TIG welder with Argon shielding gas.
Assembling the box from separate pre-cut pieces. Tack welding in couple of points and verification of orthogonality and fit.
All look OK, few more weld points and...
...moving on to the next piece. Final weld (double seam) will be done after all the box is assembled like this.
Final continuous seam welding.
About 1.5 mm diameter special rod is used.
Closer look.
You can tell - the pro is welding!
Final result - very uniform beads.
Top view of the rear box ready to be installed. Fins and center partition are visible through the grid.
Side view of the rear box.

Battery rack Time to put the boxes in the car. Turn out, it was more convenient to do from underneath because we could jack it up to precise position with a floor jack. It is nearly impossible to press on the box from top and hammer it in without damage to the aluminum walls.
unexpected obstacle appeared - the hand brake cables formerly attached to the straps holding gas tank are too short, and adjusted to the maximum length still do not clear space for the front box. We decided to cut the plate holding ends of the cables in half and spread apart both halves as far as possible from each other, so the cables don't start out in parallel but rather extend from the point of attachment at the angle, each toward its wheel. New holes were drilled on the vertical body partition to accommodate this, and the trick worked very well - the cables cleared the space for the box and no functionality of the hand brake impacted.

Installing rear box
Installing front box
The hand brake cables are a bit too short and corners are not cleared. The box cannot get in! Whoops...
The cables start out parallel and then bent toward the sides. What if I make them spread from the very beginning?
Solution - The plate holding ends of each cable was cut in half, mid piece welded in such that the cables directed at the angle.
Final result - the gained length was enough to clear the space for the front box.
Unsuccessful attempt to install the from box from top...
Right side is being jacked up to level it.
The position of the box is determined by how far the intake scoop should stick out under body.
Closer look to the front scoop.
Exhaust of the front box - view from the rear.
Closer look.

Battery rack Once the position of both boxes was settled, aluminum walls were clamped to the steel skirt. To avoid ugly look of the rear box hanging below rear bumper, it is placed at the angle. It is not as steep as appears on the image, the photo is taken while the rear of the car was on the stands while the front was not.

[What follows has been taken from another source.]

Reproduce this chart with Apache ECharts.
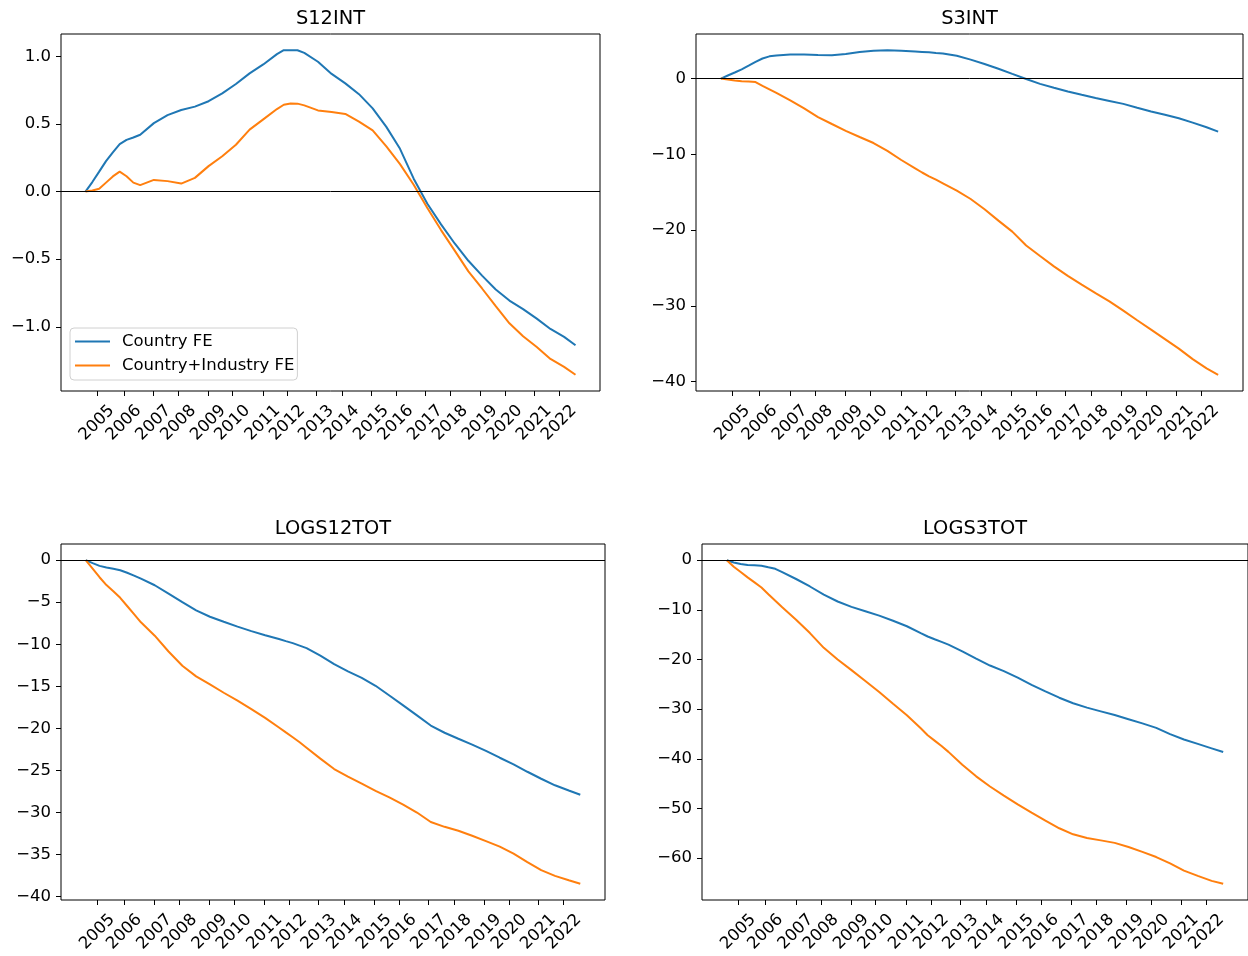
<!DOCTYPE html>
<html>
<head>
<meta charset="utf-8">
<title>FE paths</title>
<script src="https://cdn.jsdelivr.net/npm/echarts@6/dist/echarts.min.js"></script>
<style>
html, body { margin: 0; padding: 0; background: #fff; }
#chart { width: 1248px; height: 956px; }
</style>
</head>
<body>
<div id="chart"></div>
<script>
// months since the first observation (mid 2004)
var months = [0,3,6,9,12,15,18,21,24,30,36,42,48,54,60,66,72,78,84,87,90,93,
  96,102,108,114,120,126,132,138,144,150,156,162,168,174,180,186,192,198,204,210,215];

// where the year ticks sit on the same scale
var tickPos = [5,16.8,29.9,40.8,53.9,64.5,77.8,88.6,101.3,112.5,125.4,136.2,149.1,160.1,173.1,184,196.8,207.8];
var tickYears = ['2005','2006','2007','2008','2009','2010','2011','2012','2013',
  '2014','2015','2016','2017','2018','2019','2020','2021','2022'];

var s12Country = [0,0.07,0.147,0.225,0.29,0.35,0.382,0.40,0.42,
  0.506,0.565,0.603,0.628,0.668,0.726,0.795,0.874,0.94,1.016,
  1.045,1.045,1.045,
  1.025,0.96,0.87,0.80,0.72,0.615,0.478,0.316,0.095,-0.09,-0.243,-0.384,-0.512,-0.622,-0.724,-0.806,-0.87,-0.94,-1.016,-1.075,
  -1.137];
var s12Industry = [0,0.008,0.02,0.066,0.112,0.147,0.113,0.066,0.047,
  0.086,0.077,0.059,0.101,0.188,0.261,0.346,0.458,0.534,0.61,
  0.642,0.651,0.65,
  0.637,0.60,0.588,0.574,0.517,0.453,0.334,0.203,0.05,-0.122,-0.285,-0.437,-0.59,-0.717,-0.848,-0.974,-1.07,-1.15,-1.238,-1.297,
  -1.355];

var s3Country = [0,0.4,0.8,1.22,1.7,2.2,2.65,2.93,3.05,
  3.17,3.17,3.1,3.07,3.25,3.5,3.68,3.74,3.68,3.58,
  3.52,3.46,3.38,
  3.32,3.0,2.5,1.93,1.3,0.62,-0.05,-0.7,-1.21,-1.7,-2.14,-2.57,-2.95,-3.34,-3.85,-4.34,-4.78,-5.24,-5.82,-6.43,
  -7.0];
var s3Industry = [0,-0.13,-0.25,-0.34,-0.4,-0.47,-0.96,-1.43,-1.9,
  -2.88,-3.94,-5.08,-6.0,-6.9,-7.71,-8.51,-9.55,-10.75,-11.85,
  -12.4,-12.9,-13.35,
  -13.83,-14.8,-15.9,-17.25,-18.75,-20.2,-22.03,-23.43,-24.79,-26.05,-27.2,-28.32,-29.42,-30.64,-31.9,-33.14,-34.39,-35.65,-37.04,-38.26,
  -39.1];

var logs12Country = [0,-0.35,-0.68,-0.88,-1.03,-1.2,-1.5,-1.83,-2.2,
  -2.98,-3.98,-5.0,-5.98,-6.73,-7.33,-7.9,-8.44,-8.93,-9.38,
  -9.63,-9.87,-10.16,
  -10.46,-11.36,-12.37,-13.23,-14.0,-14.94,-16.1,-17.27,-18.46,-19.67,-20.53,-21.24,-21.94,-22.69,-23.5,-24.29,-25.17,-26.0,-26.78,-27.4,
  -27.9];
var logs12Industry = [0,-1.01,-2.03,-2.96,-3.69,-4.48,-5.45,-6.42,-7.39,
  -8.98,-10.86,-12.55,-13.82,-14.78,-15.77,-16.71,-17.72,-18.76,-19.9,
  -20.49,-21.07,-21.66,
  -22.31,-23.61,-24.85,-25.76,-26.59,-27.44,-28.22,-29.08,-30.02,-31.15,-31.72,-32.19,-32.78,-33.42,-34.07,-34.91,-35.91,-36.88,-37.56,-38.08,
  -38.5];

var logs3Country = [0,-0.46,-0.75,-0.99,-1.04,-1.11,-1.43,-1.74,-2.4,
  -3.79,-5.3,-6.94,-8.32,-9.4,-10.28,-11.17,-12.2,-13.31,-14.69,
  -15.37,-15.92,-16.46,
  -17.0,-18.35,-19.82,-21.22,-22.34,-23.67,-25.1,-26.44,-27.7,-28.81,-29.7,-30.45,-31.2,-32.03,-32.87,-33.78,-35.05,-36.12,-37.01,-37.9,
  -38.64];
var logs3Industry = [0,-1.31,-2.39,-3.47,-4.47,-5.51,-6.85,-8.18,-9.49,
  -12.0,-14.68,-17.66,-20.0,-22.14,-24.33,-26.57,-28.93,-31.24,-33.87,
  -35.26,-36.34,-37.43,
  -38.61,-41.22,-43.54,-45.58,-47.42,-49.19,-50.86,-52.48,-54.0,-55.22,-55.95,-56.44,-56.94,-57.77,-58.75,-59.8,-61.08,-62.53,-63.58,-64.6,
  -65.19];

var s12Ticks = [-1, -0.5, 0, 0.5, 1];
var s3Ticks = [-40, -30, -20, -10, 0];
var logs12Ticks = [-40, -35, -30, -25, -20, -15, -10, -5, 0];
var logs3Ticks = [-60, -50, -40, -30, -20, -10, 0];

var FONT = 'DejaVu Sans';
var BLUE = '#1f77b4', ORANGE = '#ff7f0e';

var panels = [
  {title: 'S12INT', a: s12Country, b: s12Industry, ticks: s12Ticks, dec: 1, left: 61, top: 34, width: 539, height: 357},
  {title: 'S3INT', a: s3Country, b: s3Industry, ticks: s3Ticks, dec: 0, left: 696, top: 34, width: 547, height: 357},
  {title: 'LOGS12TOT', a: logs12Country, b: logs12Industry, ticks: logs12Ticks, dec: 0, left: 61, top: 544, width: 544, height: 356},
  {title: 'LOGS3TOT', a: logs3Country, b: logs3Industry, ticks: logs3Ticks, dec: 0, left: 702, top: 544, width: 546, height: 356}
];

function pairs(arr) {
  return months.map(function (m, i) { return [m, arr[i]]; });
}

function minus(s) {
  return s.replace('-', '\u2212');
}

var xSpan = months[months.length - 1] - months[0];
var xMin = months[0] - xSpan * 0.05;
var xMax = months[months.length - 1] + xSpan * 0.05;

var grids = [], xAxes = [], yAxes = [], series = [], texts = [];

panels.forEach(function (p, k) {
  grids.push({left: p.left, top: p.top, width: p.width, height: p.height,
    show: true, borderColor: '#000', borderWidth: 1, backgroundColor: 'transparent'});

  var all = p.a.concat(p.b);
  var lo = Math.min.apply(null, all), hi = Math.max.apply(null, all);
  var pad = (hi - lo) * 0.05;

  xAxes.push({
    type: 'value', gridIndex: k, min: xMin, max: xMax, position: 'bottom',
    axisLine: {show: false, onZero: false},
    splitLine: {show: false},
    axisTick: {show: true, customValues: tickPos, length: 5, lineStyle: {color: '#000', width: 1}},
    axisLabel: {
      customValues: tickPos, rotate: 45, align: 'center', verticalAlign: 'middle', margin: 32,
      fontSize: 16.5, fontFamily: FONT, color: '#000',
      formatter: function (v) {
        var best = 0;
        for (var i = 1; i < tickPos.length; i++) {
          if (Math.abs(tickPos[i] - v) < Math.abs(tickPos[best] - v)) best = i;
        }
        return tickYears[best];
      }
    }
  });

  yAxes.push({
    type: 'value', gridIndex: k, min: lo - pad, max: hi + pad, position: 'left',
    axisLine: {show: false, onZero: false},
    splitLine: {show: false},
    axisTick: {show: true, customValues: p.ticks, length: 5, lineStyle: {color: '#000', width: 1}},
    axisLabel: {
      customValues: p.ticks, margin: 10, fontSize: 16.5, fontFamily: FONT, color: '#000',
      formatter: function (v) { return minus(p.dec ? v.toFixed(1) : String(Math.round(v))); }
    }
  });

  series.push({
    name: 'Country FE', type: 'line', xAxisIndex: k, yAxisIndex: k,
    data: pairs(p.a), symbol: 'none', showSymbol: false, animation: false,
    lineStyle: {color: BLUE, width: 2}, itemStyle: {color: BLUE},
    markLine: {
      silent: true, symbol: ['none', 'none'], animation: false,
      label: {show: false},
      lineStyle: {color: '#000', width: 1, type: 'solid'},
      data: [{yAxis: 0}]
    }
  });
  series.push({
    name: 'Country+Industry FE', type: 'line', xAxisIndex: k, yAxisIndex: k,
    data: pairs(p.b), symbol: 'none', showSymbol: false, animation: false,
    lineStyle: {color: ORANGE, width: 2}, itemStyle: {color: ORANGE}
  });

  texts.push({
    type: 'text', x: p.left + p.width / 2, y: p.top - 15,
    style: {text: p.title, fontSize: 19.4, fontFamily: FONT, fill: '#000', align: 'center', verticalAlign: 'middle'}
  });
});

var chart = echarts.init(document.getElementById('chart'));
chart.setOption({
  animation: false,
  backgroundColor: '#fff',
  grid: grids,
  xAxis: xAxes,
  yAxis: yAxes,
  series: series,
  graphic: texts,
  legend: {
    left: 70, top: 328, orient: 'vertical',
    data: ['Country FE', 'Country+Industry FE'],
    icon: 'rect',
    itemWidth: 35, itemHeight: 2, itemGap: 5,
    padding: [4, 3, 5, 5],
    borderColor: '#d0d0d0', borderWidth: 1, borderRadius: 4,
    backgroundColor: 'rgba(255,255,255,0.8)',
    selectedMode: false,
    textStyle: {fontSize: 16.5, lineHeight: 19, fontFamily: FONT, color: '#000', padding: [0, 0, 0, 7]}
  }
});
</script>
</body>
</html>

5.5 mm dia holes were drilled around perimeter and M5 stainless steel screws were used to bolt the boxes to the skirt - about 20 bolts evenly spaced around each box. That's it.

The front box clamped in place.
Side view of the front box. On the very left of the photo spread apart brake cables are visible.
Top view of the front box.
Rear box with the grid placed in it.
Rear box relative position to the body.
Both are clamped and ready to be bolted to the skirt.
Bolted in and ready for the battery.